> _EXERCISE OBJECTIVE_: Take the lines from the top down to and including the one with "const diceStart = 1;" and repeat them exactly. Omit images.

> _AVAILABLE DATA_:
--

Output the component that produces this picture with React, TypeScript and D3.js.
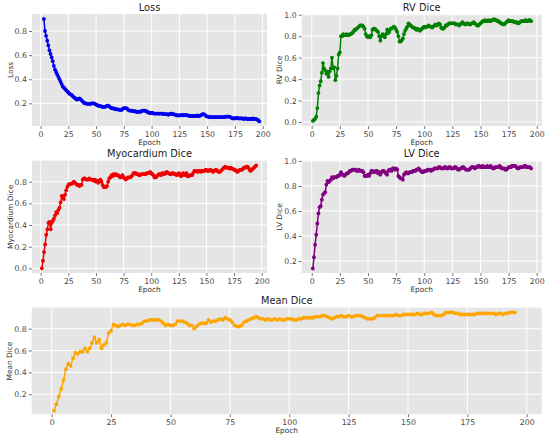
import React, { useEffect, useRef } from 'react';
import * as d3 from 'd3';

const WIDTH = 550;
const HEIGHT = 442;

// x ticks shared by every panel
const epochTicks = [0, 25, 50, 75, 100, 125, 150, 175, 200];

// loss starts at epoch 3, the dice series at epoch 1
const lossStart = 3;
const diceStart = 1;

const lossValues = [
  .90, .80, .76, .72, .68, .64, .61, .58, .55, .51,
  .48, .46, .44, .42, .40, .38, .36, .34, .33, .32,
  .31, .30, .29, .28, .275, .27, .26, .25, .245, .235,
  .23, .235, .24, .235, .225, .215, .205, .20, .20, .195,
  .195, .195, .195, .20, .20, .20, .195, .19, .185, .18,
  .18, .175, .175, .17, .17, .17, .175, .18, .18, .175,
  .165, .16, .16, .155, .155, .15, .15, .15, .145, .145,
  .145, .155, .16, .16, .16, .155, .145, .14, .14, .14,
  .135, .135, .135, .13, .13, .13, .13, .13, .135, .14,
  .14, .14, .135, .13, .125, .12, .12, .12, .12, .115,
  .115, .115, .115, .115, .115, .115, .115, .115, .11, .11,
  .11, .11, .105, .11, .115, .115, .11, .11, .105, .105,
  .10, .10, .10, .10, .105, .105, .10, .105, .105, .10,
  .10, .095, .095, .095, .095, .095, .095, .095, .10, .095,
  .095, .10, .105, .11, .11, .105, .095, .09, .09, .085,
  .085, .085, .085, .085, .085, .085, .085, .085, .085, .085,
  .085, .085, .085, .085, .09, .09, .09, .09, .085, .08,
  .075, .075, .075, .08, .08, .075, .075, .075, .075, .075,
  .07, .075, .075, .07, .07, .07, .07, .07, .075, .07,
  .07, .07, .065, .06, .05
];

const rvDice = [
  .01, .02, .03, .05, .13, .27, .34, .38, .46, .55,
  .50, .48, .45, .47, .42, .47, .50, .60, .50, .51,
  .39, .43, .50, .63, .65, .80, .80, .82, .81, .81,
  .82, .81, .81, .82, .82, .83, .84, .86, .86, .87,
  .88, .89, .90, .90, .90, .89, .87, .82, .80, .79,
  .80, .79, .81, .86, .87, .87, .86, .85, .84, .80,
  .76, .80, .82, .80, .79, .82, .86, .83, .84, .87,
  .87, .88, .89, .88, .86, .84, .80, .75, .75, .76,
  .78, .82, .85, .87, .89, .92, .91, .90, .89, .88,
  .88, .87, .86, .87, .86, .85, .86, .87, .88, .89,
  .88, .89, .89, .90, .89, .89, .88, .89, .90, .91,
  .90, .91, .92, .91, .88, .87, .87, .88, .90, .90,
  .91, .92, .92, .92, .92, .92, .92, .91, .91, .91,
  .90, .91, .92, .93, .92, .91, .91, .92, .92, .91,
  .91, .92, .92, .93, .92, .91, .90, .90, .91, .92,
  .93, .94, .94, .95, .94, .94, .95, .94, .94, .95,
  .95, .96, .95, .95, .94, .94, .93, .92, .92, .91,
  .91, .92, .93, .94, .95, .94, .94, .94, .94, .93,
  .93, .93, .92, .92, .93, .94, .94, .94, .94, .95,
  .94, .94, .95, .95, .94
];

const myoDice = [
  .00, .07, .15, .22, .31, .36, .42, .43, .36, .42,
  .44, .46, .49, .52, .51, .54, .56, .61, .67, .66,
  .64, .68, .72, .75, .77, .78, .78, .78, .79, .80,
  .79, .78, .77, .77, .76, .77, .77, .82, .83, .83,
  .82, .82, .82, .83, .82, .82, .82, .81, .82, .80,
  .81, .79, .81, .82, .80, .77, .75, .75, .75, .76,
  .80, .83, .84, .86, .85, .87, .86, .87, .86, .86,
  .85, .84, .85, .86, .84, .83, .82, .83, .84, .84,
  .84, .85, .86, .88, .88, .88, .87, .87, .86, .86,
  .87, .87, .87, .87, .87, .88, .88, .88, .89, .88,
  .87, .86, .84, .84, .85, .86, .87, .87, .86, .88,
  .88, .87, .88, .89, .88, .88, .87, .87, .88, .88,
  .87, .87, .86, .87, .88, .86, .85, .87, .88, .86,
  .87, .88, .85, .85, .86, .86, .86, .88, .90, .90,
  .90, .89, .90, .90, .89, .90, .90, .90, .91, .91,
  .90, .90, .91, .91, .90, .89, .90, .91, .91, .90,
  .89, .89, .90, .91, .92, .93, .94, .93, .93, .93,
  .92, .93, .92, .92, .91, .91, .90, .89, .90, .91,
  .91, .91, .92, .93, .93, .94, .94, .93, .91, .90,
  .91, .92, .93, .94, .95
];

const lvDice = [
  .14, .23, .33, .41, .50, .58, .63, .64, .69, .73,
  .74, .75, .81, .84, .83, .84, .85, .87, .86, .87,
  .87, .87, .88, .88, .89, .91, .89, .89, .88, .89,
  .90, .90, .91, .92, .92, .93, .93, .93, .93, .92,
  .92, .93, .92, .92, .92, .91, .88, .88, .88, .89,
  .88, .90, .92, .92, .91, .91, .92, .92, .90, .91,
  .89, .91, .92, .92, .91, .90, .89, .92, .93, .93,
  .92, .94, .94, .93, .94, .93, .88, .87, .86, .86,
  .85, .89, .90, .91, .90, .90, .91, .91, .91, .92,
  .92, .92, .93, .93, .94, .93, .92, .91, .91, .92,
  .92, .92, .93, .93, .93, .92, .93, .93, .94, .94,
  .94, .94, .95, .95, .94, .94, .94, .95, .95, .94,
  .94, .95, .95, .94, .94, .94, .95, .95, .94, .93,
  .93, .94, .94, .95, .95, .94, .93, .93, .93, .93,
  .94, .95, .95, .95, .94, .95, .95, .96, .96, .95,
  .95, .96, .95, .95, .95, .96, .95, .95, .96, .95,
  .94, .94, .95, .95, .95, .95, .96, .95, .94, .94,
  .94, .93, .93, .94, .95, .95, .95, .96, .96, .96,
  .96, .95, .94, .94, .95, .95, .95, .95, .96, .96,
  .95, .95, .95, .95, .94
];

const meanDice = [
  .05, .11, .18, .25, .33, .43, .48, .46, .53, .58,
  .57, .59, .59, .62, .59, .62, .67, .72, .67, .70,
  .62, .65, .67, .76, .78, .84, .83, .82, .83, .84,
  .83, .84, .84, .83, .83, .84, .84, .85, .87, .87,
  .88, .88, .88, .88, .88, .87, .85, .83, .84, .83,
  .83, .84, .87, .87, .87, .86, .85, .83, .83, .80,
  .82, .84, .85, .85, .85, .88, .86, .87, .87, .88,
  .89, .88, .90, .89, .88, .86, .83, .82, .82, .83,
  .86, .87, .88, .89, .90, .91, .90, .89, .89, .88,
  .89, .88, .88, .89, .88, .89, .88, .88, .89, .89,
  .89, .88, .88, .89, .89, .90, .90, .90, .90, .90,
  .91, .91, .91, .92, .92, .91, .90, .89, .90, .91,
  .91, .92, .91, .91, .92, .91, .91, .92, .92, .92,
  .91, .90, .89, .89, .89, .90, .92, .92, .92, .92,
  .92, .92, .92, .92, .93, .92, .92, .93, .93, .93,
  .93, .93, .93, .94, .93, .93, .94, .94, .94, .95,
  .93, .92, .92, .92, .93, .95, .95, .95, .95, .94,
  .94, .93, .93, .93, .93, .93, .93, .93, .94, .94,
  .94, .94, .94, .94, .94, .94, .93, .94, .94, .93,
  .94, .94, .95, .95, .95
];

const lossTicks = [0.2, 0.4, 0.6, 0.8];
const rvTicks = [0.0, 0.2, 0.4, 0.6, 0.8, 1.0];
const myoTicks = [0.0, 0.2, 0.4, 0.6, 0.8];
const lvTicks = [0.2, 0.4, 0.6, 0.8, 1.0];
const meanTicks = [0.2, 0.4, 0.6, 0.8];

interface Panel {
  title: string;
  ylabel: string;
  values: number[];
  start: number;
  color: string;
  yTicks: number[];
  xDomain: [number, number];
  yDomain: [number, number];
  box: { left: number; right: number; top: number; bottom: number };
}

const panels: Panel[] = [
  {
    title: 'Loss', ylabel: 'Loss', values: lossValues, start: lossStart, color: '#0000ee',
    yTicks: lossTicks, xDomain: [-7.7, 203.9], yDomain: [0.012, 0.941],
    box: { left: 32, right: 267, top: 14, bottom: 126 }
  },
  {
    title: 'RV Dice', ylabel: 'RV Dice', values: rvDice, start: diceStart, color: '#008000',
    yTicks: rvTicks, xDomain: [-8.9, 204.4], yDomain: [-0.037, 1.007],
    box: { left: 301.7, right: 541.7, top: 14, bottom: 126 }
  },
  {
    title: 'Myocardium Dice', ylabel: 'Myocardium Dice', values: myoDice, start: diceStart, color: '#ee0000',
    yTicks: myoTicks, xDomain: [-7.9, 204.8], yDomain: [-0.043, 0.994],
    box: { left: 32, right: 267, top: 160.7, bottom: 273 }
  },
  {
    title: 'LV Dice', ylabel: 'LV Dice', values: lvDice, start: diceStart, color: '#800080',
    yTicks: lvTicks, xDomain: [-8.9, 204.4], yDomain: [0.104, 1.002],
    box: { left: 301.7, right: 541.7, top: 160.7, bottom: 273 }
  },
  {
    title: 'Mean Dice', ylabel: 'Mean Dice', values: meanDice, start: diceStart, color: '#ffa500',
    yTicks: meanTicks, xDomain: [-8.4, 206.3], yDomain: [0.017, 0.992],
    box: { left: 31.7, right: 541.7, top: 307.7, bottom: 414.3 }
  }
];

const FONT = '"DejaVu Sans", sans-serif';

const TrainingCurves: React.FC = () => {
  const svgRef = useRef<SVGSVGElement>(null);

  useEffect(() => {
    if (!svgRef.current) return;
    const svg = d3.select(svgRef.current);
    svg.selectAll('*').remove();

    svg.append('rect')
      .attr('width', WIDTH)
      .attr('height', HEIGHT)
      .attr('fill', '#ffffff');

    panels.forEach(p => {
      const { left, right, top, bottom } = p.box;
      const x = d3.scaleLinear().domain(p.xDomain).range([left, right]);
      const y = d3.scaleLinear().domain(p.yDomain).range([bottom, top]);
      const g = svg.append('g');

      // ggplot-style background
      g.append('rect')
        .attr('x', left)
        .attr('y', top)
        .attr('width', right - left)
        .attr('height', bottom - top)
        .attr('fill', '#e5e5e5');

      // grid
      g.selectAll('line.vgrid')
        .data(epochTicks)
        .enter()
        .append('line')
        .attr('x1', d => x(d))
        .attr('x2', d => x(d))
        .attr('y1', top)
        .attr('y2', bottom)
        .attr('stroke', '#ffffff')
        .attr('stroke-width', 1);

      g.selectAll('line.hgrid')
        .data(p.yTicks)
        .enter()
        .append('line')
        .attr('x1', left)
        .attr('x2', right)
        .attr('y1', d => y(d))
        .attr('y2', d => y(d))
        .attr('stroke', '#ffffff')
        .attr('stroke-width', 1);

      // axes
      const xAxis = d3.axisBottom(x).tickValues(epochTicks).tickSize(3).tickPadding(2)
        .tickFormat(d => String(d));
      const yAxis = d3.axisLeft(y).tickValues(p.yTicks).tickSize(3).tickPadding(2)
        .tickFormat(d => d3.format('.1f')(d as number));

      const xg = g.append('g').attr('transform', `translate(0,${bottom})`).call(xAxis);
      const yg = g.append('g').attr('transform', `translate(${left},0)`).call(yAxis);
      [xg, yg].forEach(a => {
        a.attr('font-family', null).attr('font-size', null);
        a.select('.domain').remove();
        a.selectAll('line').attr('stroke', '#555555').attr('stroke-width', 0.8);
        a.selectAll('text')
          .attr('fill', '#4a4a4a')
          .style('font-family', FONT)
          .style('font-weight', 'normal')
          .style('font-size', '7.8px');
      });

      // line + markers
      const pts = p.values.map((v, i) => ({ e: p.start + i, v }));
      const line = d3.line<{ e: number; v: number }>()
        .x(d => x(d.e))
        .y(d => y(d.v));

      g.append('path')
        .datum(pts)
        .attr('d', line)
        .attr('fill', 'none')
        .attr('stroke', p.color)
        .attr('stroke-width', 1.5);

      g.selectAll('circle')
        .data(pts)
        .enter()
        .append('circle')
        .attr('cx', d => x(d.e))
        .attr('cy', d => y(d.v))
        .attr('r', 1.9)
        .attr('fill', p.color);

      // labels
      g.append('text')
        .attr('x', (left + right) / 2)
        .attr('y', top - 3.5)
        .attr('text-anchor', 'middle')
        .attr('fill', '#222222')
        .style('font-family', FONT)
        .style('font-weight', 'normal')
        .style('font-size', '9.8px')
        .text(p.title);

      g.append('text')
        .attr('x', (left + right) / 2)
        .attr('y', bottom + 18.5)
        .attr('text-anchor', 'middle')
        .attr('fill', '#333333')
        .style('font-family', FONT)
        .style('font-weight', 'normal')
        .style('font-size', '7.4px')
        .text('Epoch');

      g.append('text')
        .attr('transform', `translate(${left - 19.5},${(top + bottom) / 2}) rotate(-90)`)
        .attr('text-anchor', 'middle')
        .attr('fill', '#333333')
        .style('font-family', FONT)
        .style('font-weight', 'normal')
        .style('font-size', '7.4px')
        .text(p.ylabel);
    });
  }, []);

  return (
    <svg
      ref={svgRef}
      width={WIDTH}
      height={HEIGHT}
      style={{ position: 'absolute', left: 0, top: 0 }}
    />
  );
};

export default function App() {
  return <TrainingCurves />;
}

--

> _TASK OUTPUT_:
Output the component that produces this picture with React, TypeScript and D3.js.
import React, { useEffect, useRef } from 'react';
import * as d3 from 'd3';

const WIDTH = 550;
const HEIGHT = 442;

// x ticks shared by every panel
const epochTicks = [0, 25, 50, 75, 100, 125, 150, 175, 200];

// loss starts at epoch 3, the dice series at epoch 1
const lossStart = 3;
const diceStart = 1;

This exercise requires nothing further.